Note that the dictionary size increases with the cardinality of the data. Data that has few unique values will compress well with a dictionary encoding. Data that has a lot of different values (high cardinality) will not compress well because the dictionary will become very large.

Dictionary Encoding works well when:

  • There are lots of rows and not many unique values in the data (low cardinality)
  • Each value in the original data takes up a lot of space, for example strings

Dictionary Encoding works poorly when:

  • There are a lot of different unique values in the data (high cardinality)
  • There are not many repeated values

Dictionary encoding works especially poorly on strings that are all different, for a product description or what someone wrote in a text box on your website.

Free form strings are usually unique, which means the encoding dictionary gets really large and dominates the size of the output Parquet file. This is why Parquet files with strings often compress poorly, or are large on disk.

Parquet Delta Encoding

Parquet Delta Encoding stores the relative difference between consecutive values. This is really useful for certain types of data that change in a consistent way.

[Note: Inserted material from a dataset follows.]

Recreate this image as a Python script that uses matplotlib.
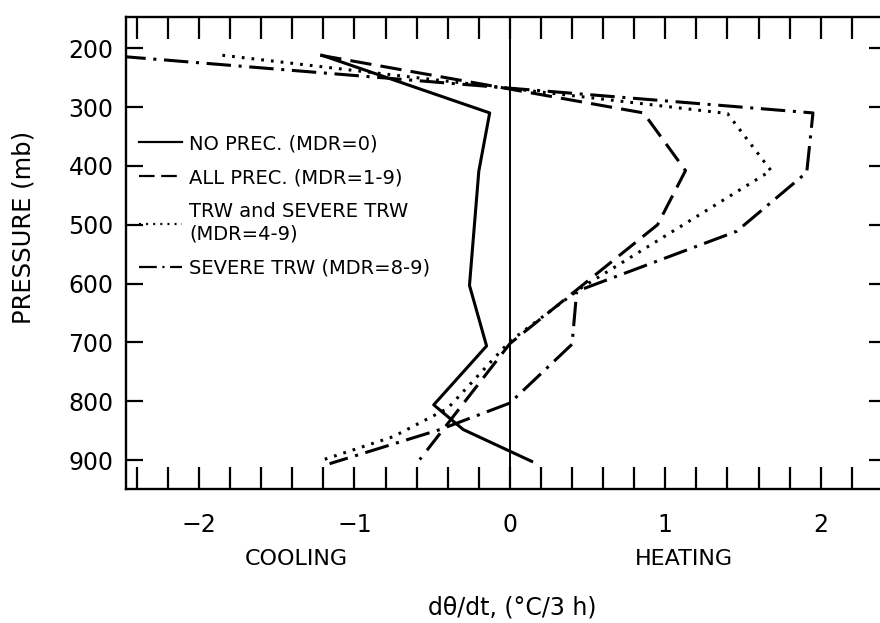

Parquet uses different types of Delta Encoding for integers and strings.

Parquet Delta Encoding for Integers

Integers (INT32 and INT64) are encoded by looking at the difference in consecutive values.

Parquet delta integer encoding

Parquet Delta Encoding for integers follows this process:

  1. The deltas are calculated for each row
  2. The minimum delta is calculated
  3. The minimum delta is subtracted from each delta to get the "Relative Deltas"
  4. The relative deltas are stored on disk

Storing the relative deltas, instead of the deltas, works really well when the data changes by about the same amount on each row.

Delta encoding works well when data changes "by about the same amount" on each row. It works poorly when the change between consecutive values is completely random.

Time series data is one example where delta encoding works really well. Time series data is often sampled at a fixed interval, so the "relative delta" between samples is often fairly consistent.

Parquet Delta String Encoding

Parquet Delta String encoding uses parts of the previous string as the starting point for the next string.

Encoded values are stored as two parts:

  1. How much of the previous value to use
  2. What to append to the previous value
Parquet delta string encoding

Delta String Encoding works well when consecutive strings build off each other. For example, the second and fourth encoded rows in the image above benefit from the delta string encoding. The first and third rows do not, because they don't build on the previous value.